| THE TASK |
Quote the data below in full, minus the images.

>>>>

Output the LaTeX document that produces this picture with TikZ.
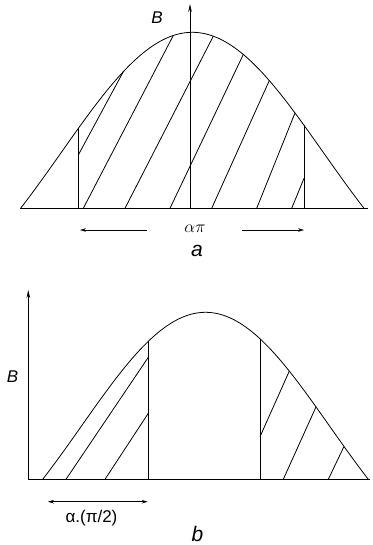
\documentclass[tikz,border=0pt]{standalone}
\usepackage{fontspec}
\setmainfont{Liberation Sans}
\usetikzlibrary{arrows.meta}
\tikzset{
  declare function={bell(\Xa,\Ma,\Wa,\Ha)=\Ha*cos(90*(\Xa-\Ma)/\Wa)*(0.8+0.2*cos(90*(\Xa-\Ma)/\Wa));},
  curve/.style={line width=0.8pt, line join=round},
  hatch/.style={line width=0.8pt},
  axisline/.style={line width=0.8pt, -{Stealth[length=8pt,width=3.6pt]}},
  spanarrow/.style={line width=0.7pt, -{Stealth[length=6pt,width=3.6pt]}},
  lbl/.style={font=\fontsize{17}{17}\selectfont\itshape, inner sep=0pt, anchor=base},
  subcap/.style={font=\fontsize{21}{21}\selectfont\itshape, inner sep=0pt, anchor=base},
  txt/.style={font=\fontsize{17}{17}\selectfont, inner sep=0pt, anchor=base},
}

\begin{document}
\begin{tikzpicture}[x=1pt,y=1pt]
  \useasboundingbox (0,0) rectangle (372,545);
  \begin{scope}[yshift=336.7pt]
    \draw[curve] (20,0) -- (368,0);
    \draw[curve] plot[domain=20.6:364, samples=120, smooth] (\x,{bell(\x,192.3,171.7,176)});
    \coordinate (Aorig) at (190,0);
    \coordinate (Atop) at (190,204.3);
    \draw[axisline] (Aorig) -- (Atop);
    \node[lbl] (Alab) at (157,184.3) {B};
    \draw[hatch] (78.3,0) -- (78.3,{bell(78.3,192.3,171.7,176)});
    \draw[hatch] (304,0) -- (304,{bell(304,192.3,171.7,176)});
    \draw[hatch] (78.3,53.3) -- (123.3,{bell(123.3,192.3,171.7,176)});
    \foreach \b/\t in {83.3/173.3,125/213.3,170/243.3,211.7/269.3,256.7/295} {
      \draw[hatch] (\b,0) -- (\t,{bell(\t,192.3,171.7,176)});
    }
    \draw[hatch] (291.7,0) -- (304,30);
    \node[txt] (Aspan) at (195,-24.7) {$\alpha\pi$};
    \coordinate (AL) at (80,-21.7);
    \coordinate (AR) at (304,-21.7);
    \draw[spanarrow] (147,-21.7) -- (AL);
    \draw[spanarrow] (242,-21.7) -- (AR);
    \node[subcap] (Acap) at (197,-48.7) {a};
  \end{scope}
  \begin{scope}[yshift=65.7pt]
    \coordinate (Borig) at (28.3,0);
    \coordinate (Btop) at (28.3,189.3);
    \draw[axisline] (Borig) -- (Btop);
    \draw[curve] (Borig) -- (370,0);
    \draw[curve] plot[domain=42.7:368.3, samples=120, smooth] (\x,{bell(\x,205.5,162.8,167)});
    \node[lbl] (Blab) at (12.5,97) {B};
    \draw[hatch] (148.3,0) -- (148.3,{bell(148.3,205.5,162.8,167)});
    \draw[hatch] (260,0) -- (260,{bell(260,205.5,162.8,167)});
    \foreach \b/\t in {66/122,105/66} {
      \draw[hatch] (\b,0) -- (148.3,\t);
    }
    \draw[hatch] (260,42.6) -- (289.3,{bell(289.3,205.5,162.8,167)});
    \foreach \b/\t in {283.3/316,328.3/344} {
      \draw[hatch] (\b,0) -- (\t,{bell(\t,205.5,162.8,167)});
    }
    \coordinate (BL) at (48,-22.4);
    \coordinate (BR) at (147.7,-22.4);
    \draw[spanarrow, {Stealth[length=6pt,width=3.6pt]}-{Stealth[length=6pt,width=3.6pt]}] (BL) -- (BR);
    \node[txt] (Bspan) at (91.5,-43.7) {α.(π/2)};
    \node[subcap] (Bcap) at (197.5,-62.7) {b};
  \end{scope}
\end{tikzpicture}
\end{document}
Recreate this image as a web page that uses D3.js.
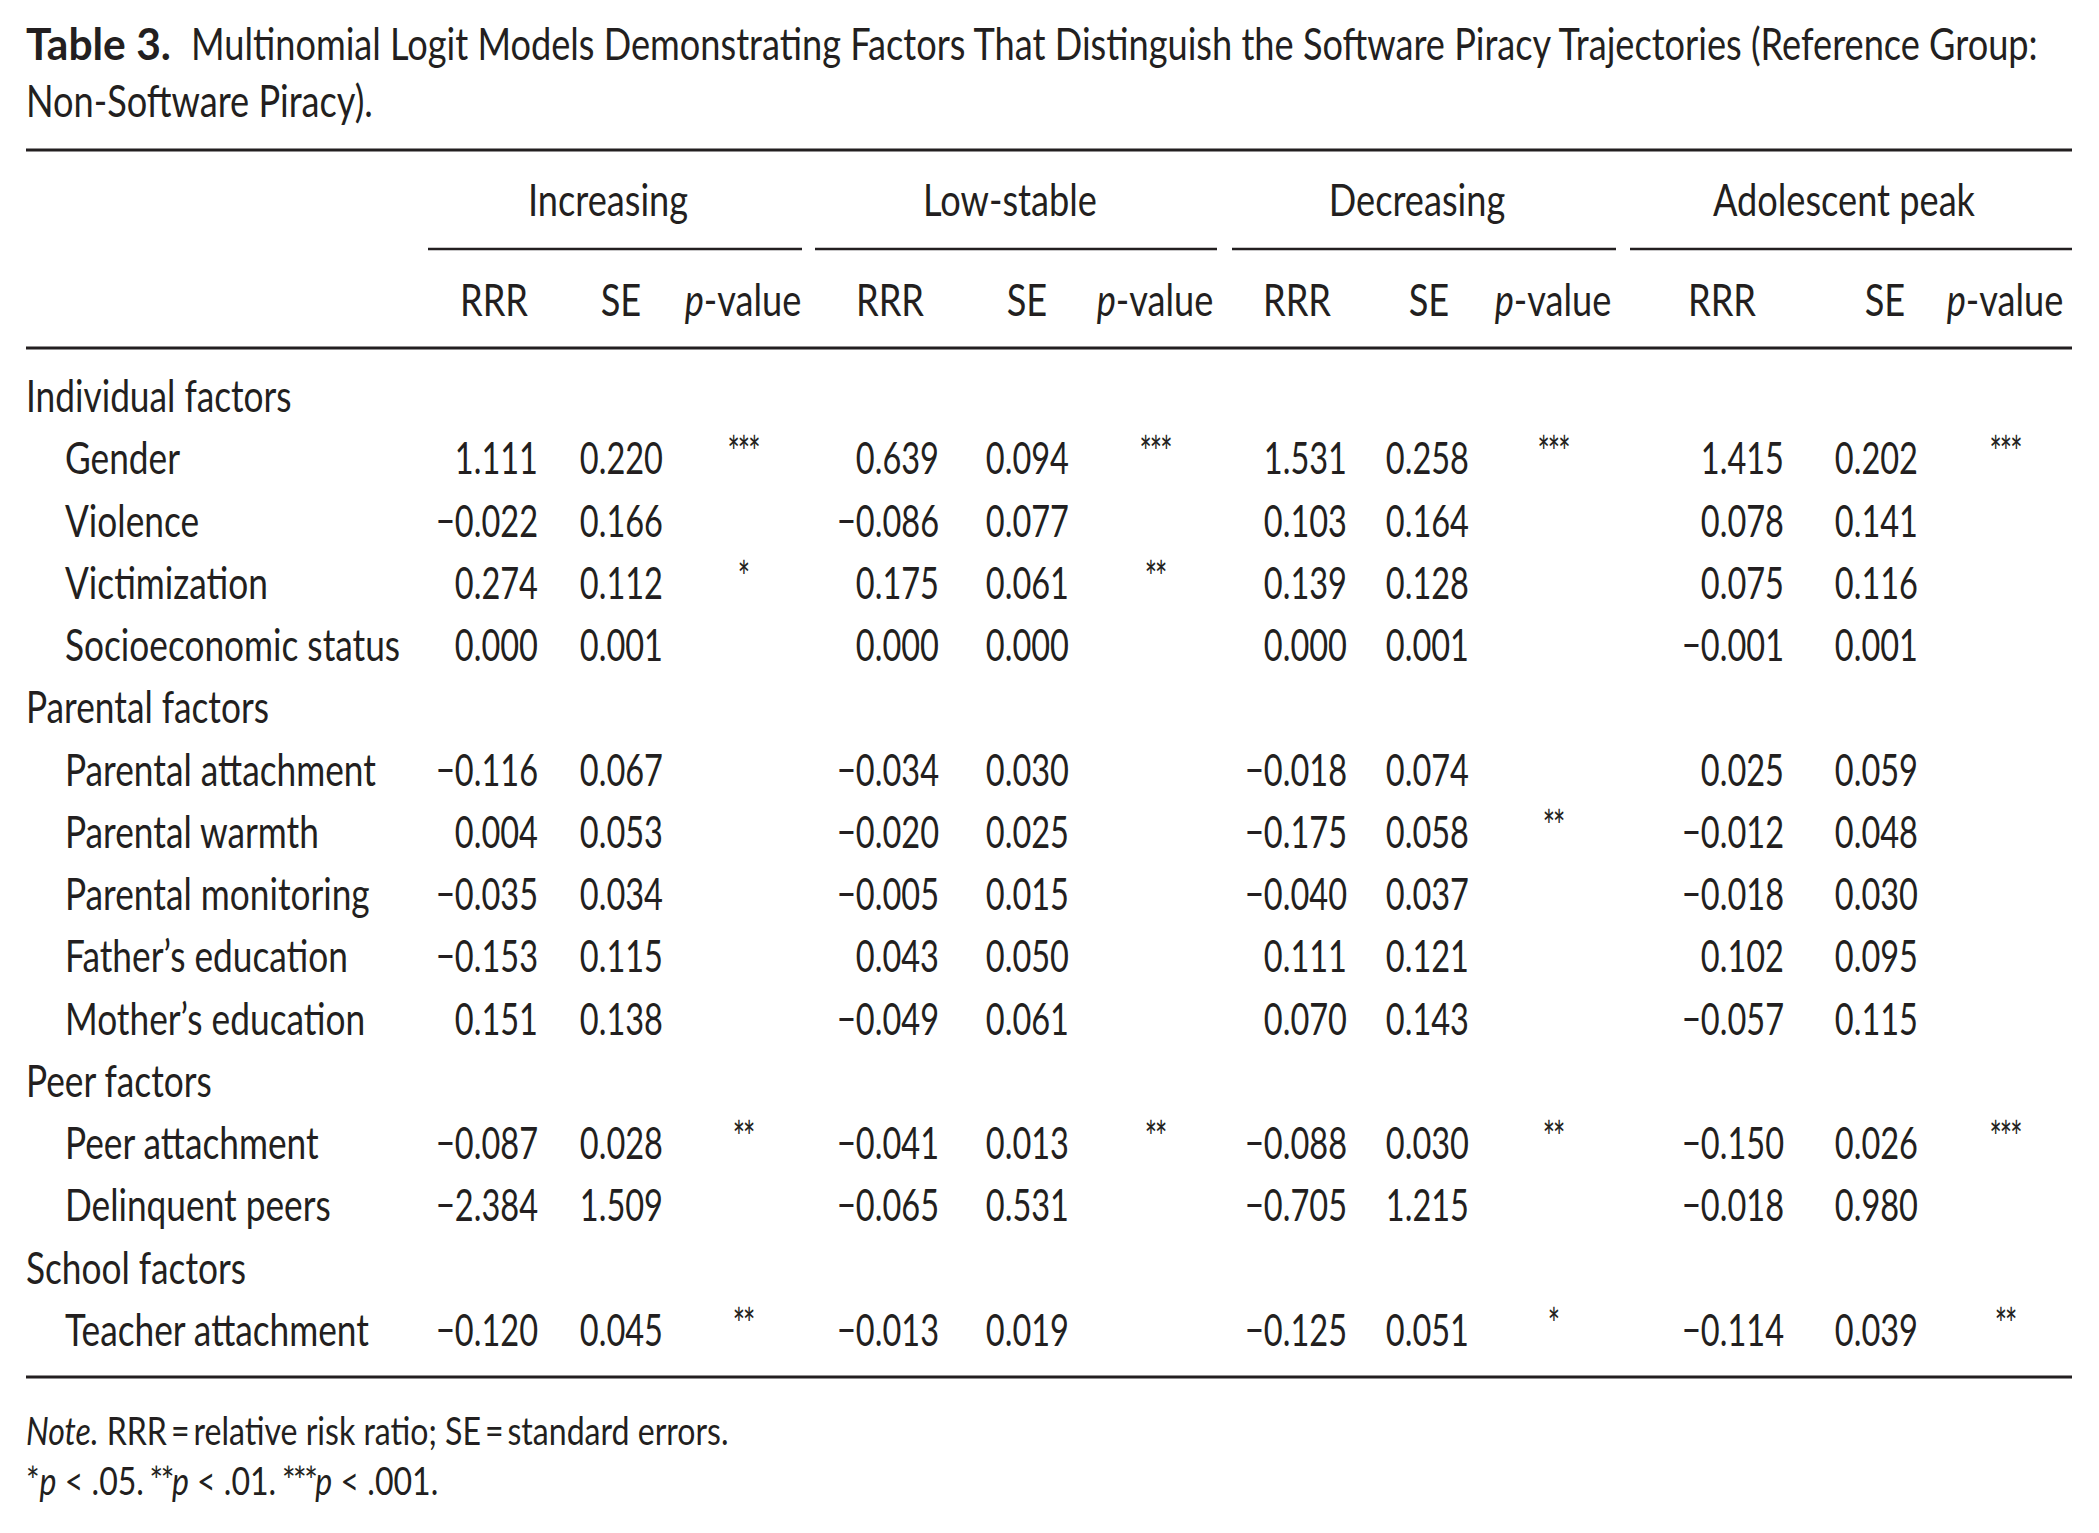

<<<<

| EXPECTED OUTPUT |
Output the LaTeX document that produces this picture with TikZ.
\documentclass[tikz,border=0pt]{standalone}
\usepackage{fontspec}
\setmainfont{Liberation Sans}
\usetikzlibrary{arrows.meta}
\tikzset{
  declare function={bell(\Xa,\Ma,\Wa,\Ha)=\Ha*cos(90*(\Xa-\Ma)/\Wa)*(0.8+0.2*cos(90*(\Xa-\Ma)/\Wa));},
  curve/.style={line width=0.8pt, line join=round},
  hatch/.style={line width=0.8pt},
  axisline/.style={line width=0.8pt, -{Stealth[length=8pt,width=3.6pt]}},
  spanarrow/.style={line width=0.7pt, -{Stealth[length=6pt,width=3.6pt]}},
  lbl/.style={font=\fontsize{17}{17}\selectfont\itshape, inner sep=0pt, anchor=base},
  subcap/.style={font=\fontsize{21}{21}\selectfont\itshape, inner sep=0pt, anchor=base},
  txt/.style={font=\fontsize{17}{17}\selectfont, inner sep=0pt, anchor=base},
}

\begin{document}
\begin{tikzpicture}[x=1pt,y=1pt]
  \useasboundingbox (0,0) rectangle (372,545);
  \begin{scope}[yshift=336.7pt]
    \draw[curve] (20,0) -- (368,0);
    \draw[curve] plot[domain=20.6:364, samples=120, smooth] (\x,{bell(\x,192.3,171.7,176)});
    \coordinate (Aorig) at (190,0);
    \coordinate (Atop) at (190,204.3);
    \draw[axisline] (Aorig) -- (Atop);
    \node[lbl] (Alab) at (157,184.3) {B};
    \draw[hatch] (78.3,0) -- (78.3,{bell(78.3,192.3,171.7,176)});
    \draw[hatch] (304,0) -- (304,{bell(304,192.3,171.7,176)});
    \draw[hatch] (78.3,53.3) -- (123.3,{bell(123.3,192.3,171.7,176)});
    \foreach \b/\t in {83.3/173.3,125/213.3,170/243.3,211.7/269.3,256.7/295} {
      \draw[hatch] (\b,0) -- (\t,{bell(\t,192.3,171.7,176)});
    }
    \draw[hatch] (291.7,0) -- (304,30);
    \node[txt] (Aspan) at (195,-24.7) {$\alpha\pi$};
    \coordinate (AL) at (80,-21.7);
    \coordinate (AR) at (304,-21.7);
    \draw[spanarrow] (147,-21.7) -- (AL);
    \draw[spanarrow] (242,-21.7) -- (AR);
    \node[subcap] (Acap) at (197,-48.7) {a};
  \end{scope}
  \begin{scope}[yshift=65.7pt]
    \coordinate (Borig) at (28.3,0);
    \coordinate (Btop) at (28.3,189.3);
    \draw[axisline] (Borig) -- (Btop);
    \draw[curve] (Borig) -- (370,0);
    \draw[curve] plot[domain=42.7:368.3, samples=120, smooth] (\x,{bell(\x,205.5,162.8,167)});
    \node[lbl] (Blab) at (12.5,97) {B};
    \draw[hatch] (148.3,0) -- (148.3,{bell(148.3,205.5,162.8,167)});
    \draw[hatch] (260,0) -- (260,{bell(260,205.5,162.8,167)});
    \foreach \b/\t in {66/122,105/66} {
      \draw[hatch] (\b,0) -- (148.3,\t);
    }
    \draw[hatch] (260,42.6) -- (289.3,{bell(289.3,205.5,162.8,167)});
    \foreach \b/\t in {283.3/316,328.3/344} {
      \draw[hatch] (\b,0) -- (\t,{bell(\t,205.5,162.8,167)});
    }
    \coordinate (BL) at (48,-22.4);
    \coordinate (BR) at (147.7,-22.4);
    \draw[spanarrow, {Stealth[length=6pt,width=3.6pt]}-{Stealth[length=6pt,width=3.6pt]}] (BL) -- (BR);
    \node[txt] (Bspan) at (91.5,-43.7) {α.(π/2)};
    \node[subcap] (Bcap) at (197.5,-62.7) {b};
  \end{scope}
\end{tikzpicture}
\end{document}
Recreate this image as a web page that uses D3.js.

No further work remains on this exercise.